**THE DATA:**
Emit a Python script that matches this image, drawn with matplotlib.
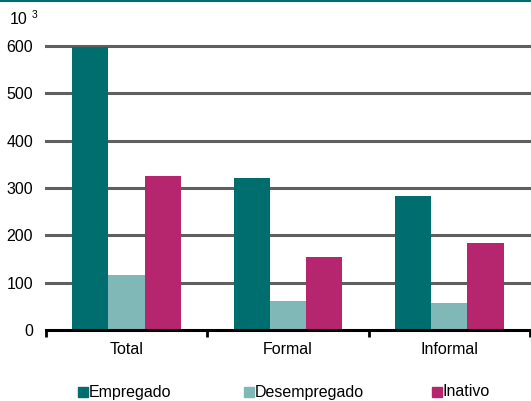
import matplotlib
matplotlib.use("Agg")
import matplotlib.pyplot as plt
import numpy as np
from matplotlib.patches import Rectangle
from matplotlib.lines import Line2D

plt.rcParams['font.family'] = ['Liberation Sans', 'DejaVu Sans']

categories = ["Total", "Formal", "Informal"]
series_names = ["Empregado", "Desempregado", "Inativo"]
empregado = [598, 322, 284]
desempregado = [117, 61, 57]
inativo = [326, 154, 183]
colors = ["#006E6E", "#80B8B8", "#B5266E"]
yticks = [0, 100, 200, 300, 400, 500, 600]

FS = 11.5
W, H = 531, 401
fig = plt.figure(figsize=(W/100, H/100), dpi=100)
left, right, bottom, top = 45.7, 531, 330, 46
ax = fig.add_axes([left/W, 1-bottom/H, (right-left)/W, (bottom-top)/H])

x = np.arange(len(categories))
bw = 0.224
for i, (vals, c) in enumerate(zip([empregado, desempregado, inativo], colors)):
    ax.bar(x + (i-1)*bw, vals, width=bw, color=c, edgecolor='none', zorder=2)

ax.set_xlim(-0.5, 2.506)
ax.set_ylim(0, 600)
ax.set_yticks(yticks)
ax.set_yticklabels([str(v) for v in yticks], fontsize=FS)
ax.tick_params(axis='y', length=0, pad=9)
for v in yticks[1:]:
    ax.axhline(v, color='#5f5f5f', lw=2.2, zorder=1, clip_on=False)

ax.set_xticks(x)
ax.set_xticklabels(categories, fontsize=FS)
ax.tick_params(axis='x', which='major', length=0, pad=9)
ax.set_xticks([-0.5, 0.5, 1.5, 2.5], minor=True)
ax.tick_params(axis='x', which='minor', length=5, width=2, color='black', direction='out')

for s in ['left', 'right', 'top']:
    ax.spines[s].set_visible(False)
ax.spines['bottom'].set_linewidth(2.2)
ax.spines['bottom'].set_color('black')
ax.spines['bottom'].set_zorder(3)

fig.text(10/W, 1-19/H, "10", fontsize=FS, va='center', ha='left')
fig.text(32/W, 1-15/H, "3", fontsize=7.5, va='center', ha='left')

fig.add_artist(Line2D([0, 1], [1-0.8/H, 1-0.8/H], color='#006E6E', lw=1.5, transform=fig.transFigure))

# legend (manual placement)
leg_x = [78, 244, 432]
for lx, name, c in zip(leg_x, series_names, colors):
    fig.add_artist(Rectangle((lx/W, 1-397/H), 10/W, 10/H, color=c, transform=fig.transFigure))
    fig.text((lx+11)/W, 1-392/H, name, fontsize=FS, va='center', ha='left')

fig.savefig("out.png", dpi=100)
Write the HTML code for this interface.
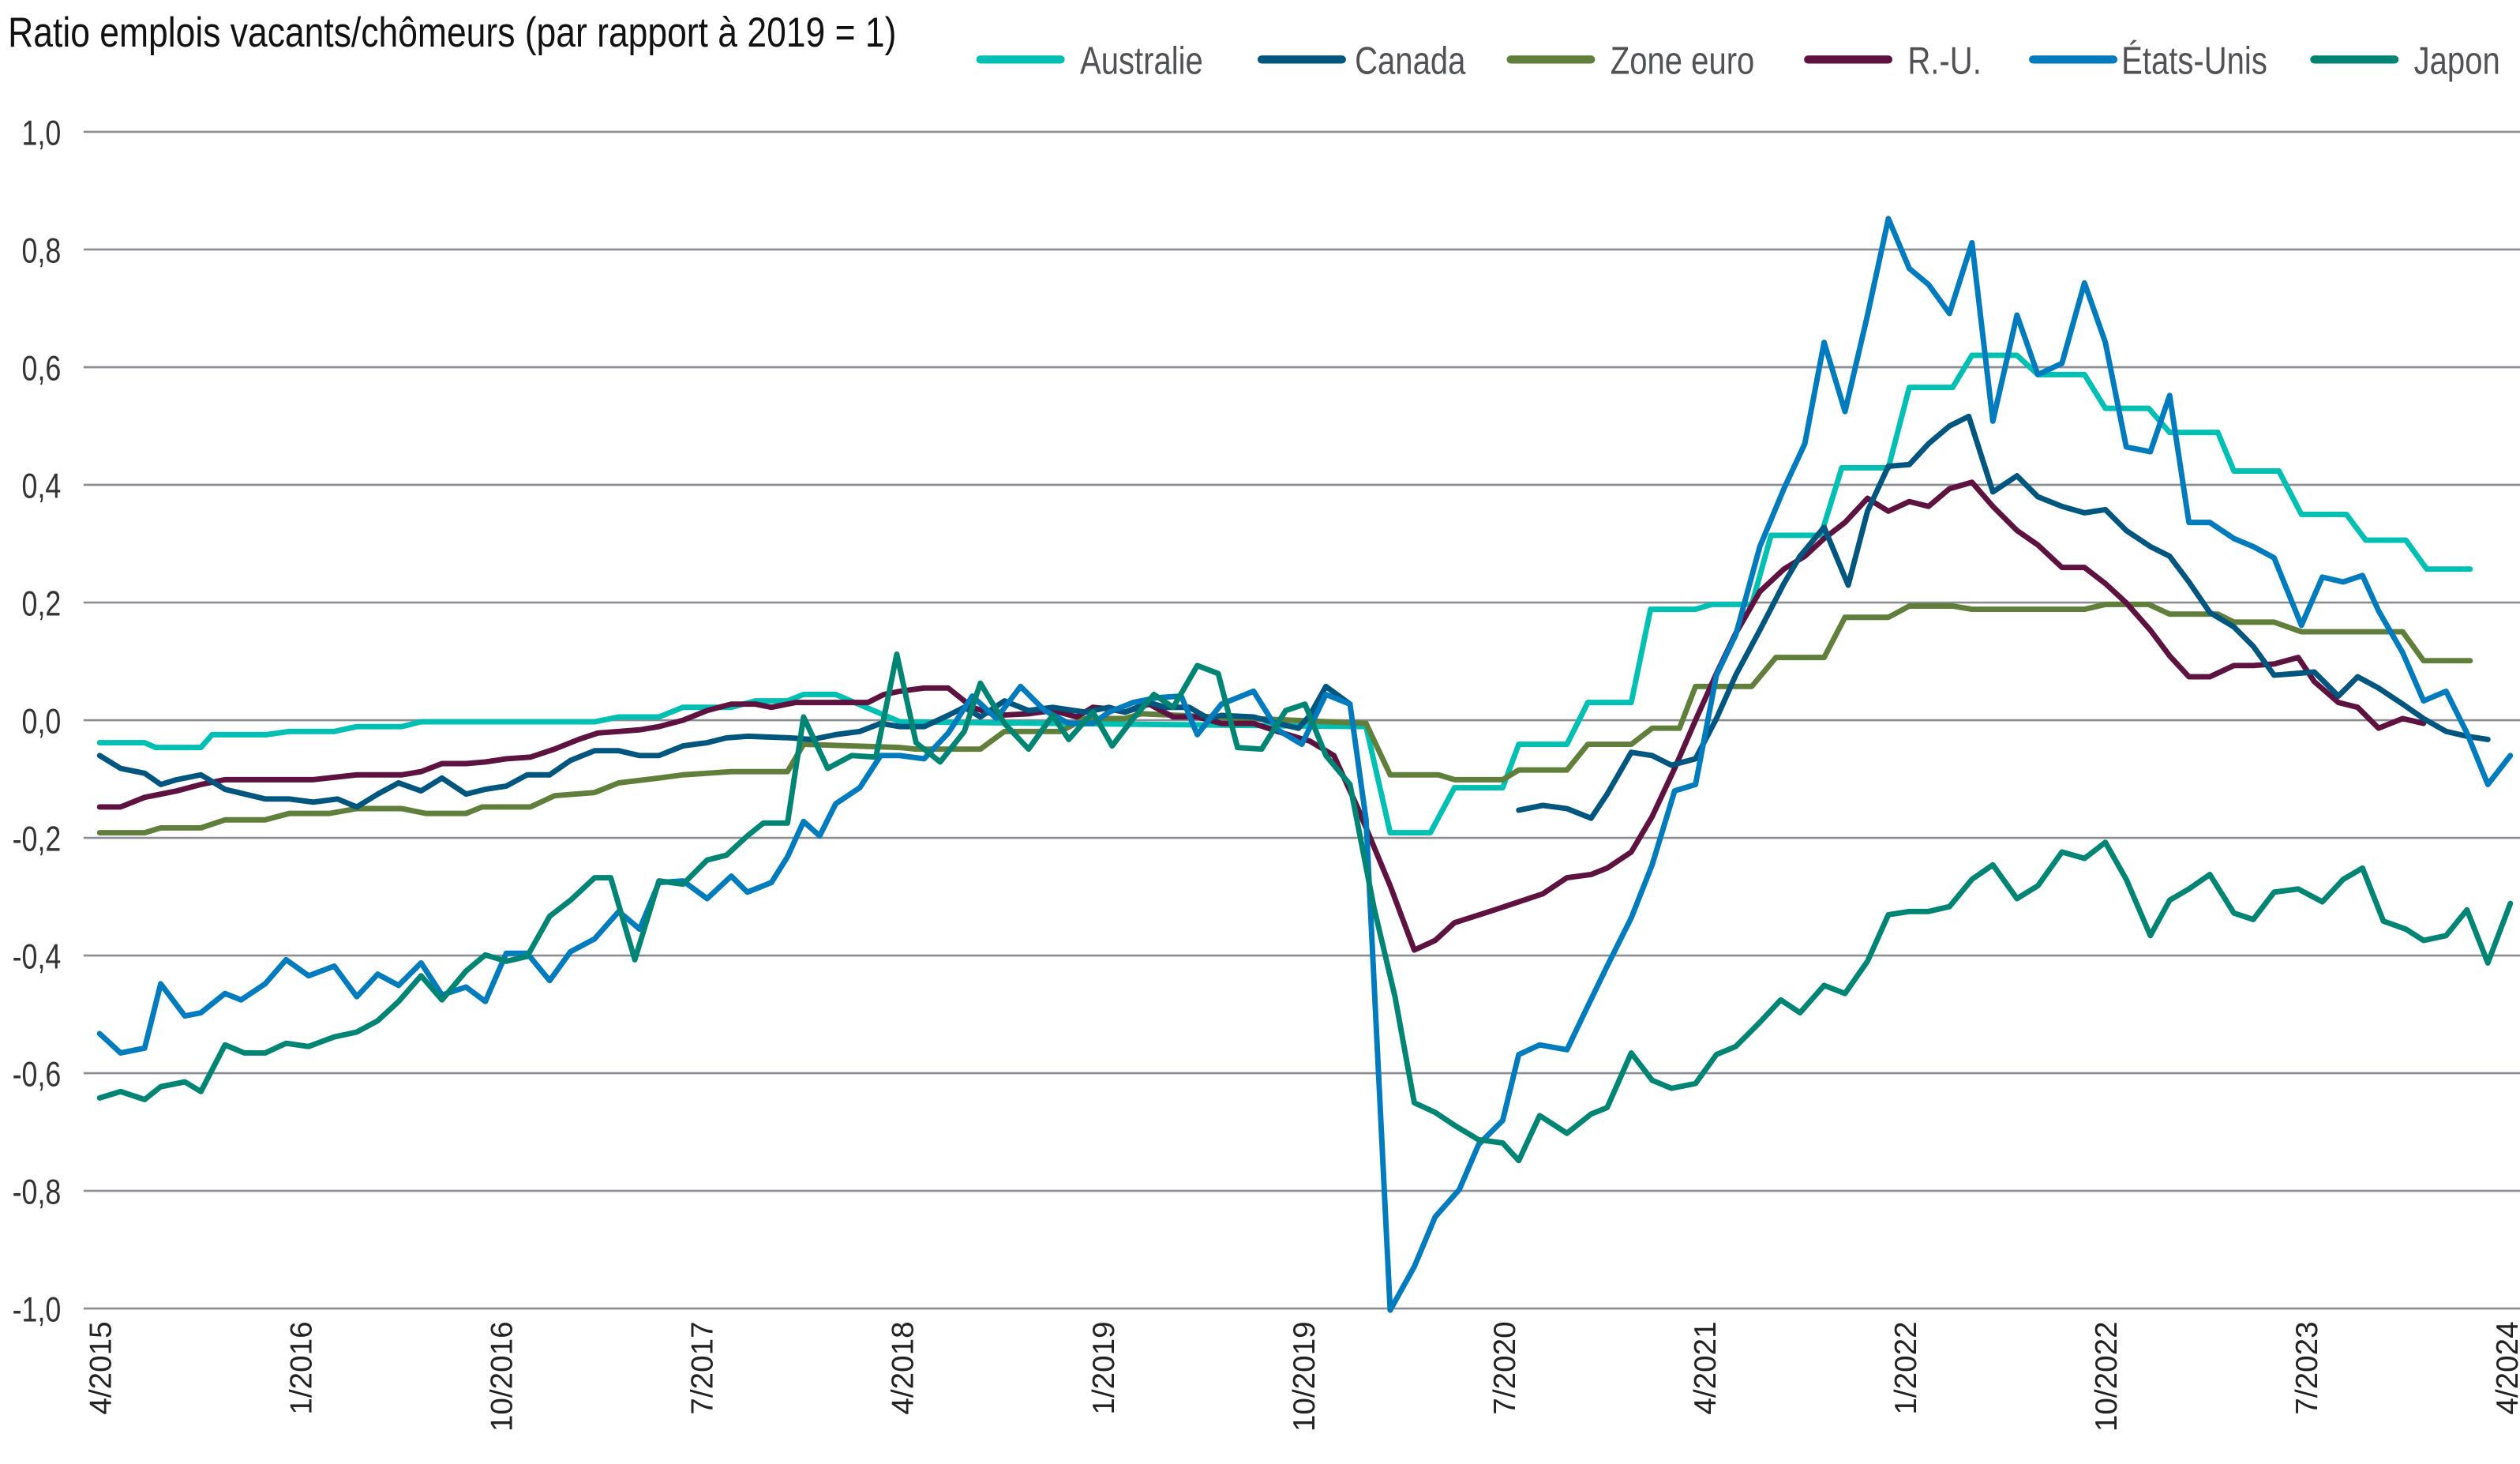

**PROBLEM TO SOLVE:** Without the pictures, reproduce every line of the records above exactly.

**COMPLETE OUTPUT:**
Emit a Python script that matches this image, drawn with matplotlib.
import matplotlib
matplotlib.use("Agg")
import matplotlib.pyplot as plt
import numpy as np
from matplotlib.patches import Rectangle
from matplotlib.lines import Line2D

plt.rcParams['font.family'] = ['Liberation Sans', 'DejaVu Sans']

categories = ["Total", "Formal", "Informal"]
series_names = ["Empregado", "Desempregado", "Inativo"]
empregado = [598, 322, 284]
desempregado = [117, 61, 57]
inativo = [326, 154, 183]
colors = ["#006E6E", "#80B8B8", "#B5266E"]
yticks = [0, 100, 200, 300, 400, 500, 600]

FS = 11.5
W, H = 531, 401
fig = plt.figure(figsize=(W/100, H/100), dpi=100)
left, right, bottom, top = 45.7, 531, 330, 46
ax = fig.add_axes([left/W, 1-bottom/H, (right-left)/W, (bottom-top)/H])

x = np.arange(len(categories))
bw = 0.224
for i, (vals, c) in enumerate(zip([empregado, desempregado, inativo], colors)):
    ax.bar(x + (i-1)*bw, vals, width=bw, color=c, edgecolor='none', zorder=2)

ax.set_xlim(-0.5, 2.506)
ax.set_ylim(0, 600)
ax.set_yticks(yticks)
ax.set_yticklabels([str(v) for v in yticks], fontsize=FS)
ax.tick_params(axis='y', length=0, pad=9)
for v in yticks[1:]:
    ax.axhline(v, color='#5f5f5f', lw=2.2, zorder=1, clip_on=False)

ax.set_xticks(x)
ax.set_xticklabels(categories, fontsize=FS)
ax.tick_params(axis='x', which='major', length=0, pad=9)
ax.set_xticks([-0.5, 0.5, 1.5, 2.5], minor=True)
ax.tick_params(axis='x', which='minor', length=5, width=2, color='black', direction='out')

for s in ['left', 'right', 'top']:
    ax.spines[s].set_visible(False)
ax.spines['bottom'].set_linewidth(2.2)
ax.spines['bottom'].set_color('black')
ax.spines['bottom'].set_zorder(3)

fig.text(10/W, 1-19/H, "10", fontsize=FS, va='center', ha='left')
fig.text(32/W, 1-15/H, "3", fontsize=7.5, va='center', ha='left')

fig.add_artist(Line2D([0, 1], [1-0.8/H, 1-0.8/H], color='#006E6E', lw=1.5, transform=fig.transFigure))

# legend (manual placement)
leg_x = [78, 244, 432]
for lx, name, c in zip(leg_x, series_names, colors):
    fig.add_artist(Rectangle((lx/W, 1-397/H), 10/W, 10/H, color=c, transform=fig.transFigure))
    fig.text((lx+11)/W, 1-392/H, name, fontsize=FS, va='center', ha='left')

fig.savefig("out.png", dpi=100)
Write the HTML code for this interface.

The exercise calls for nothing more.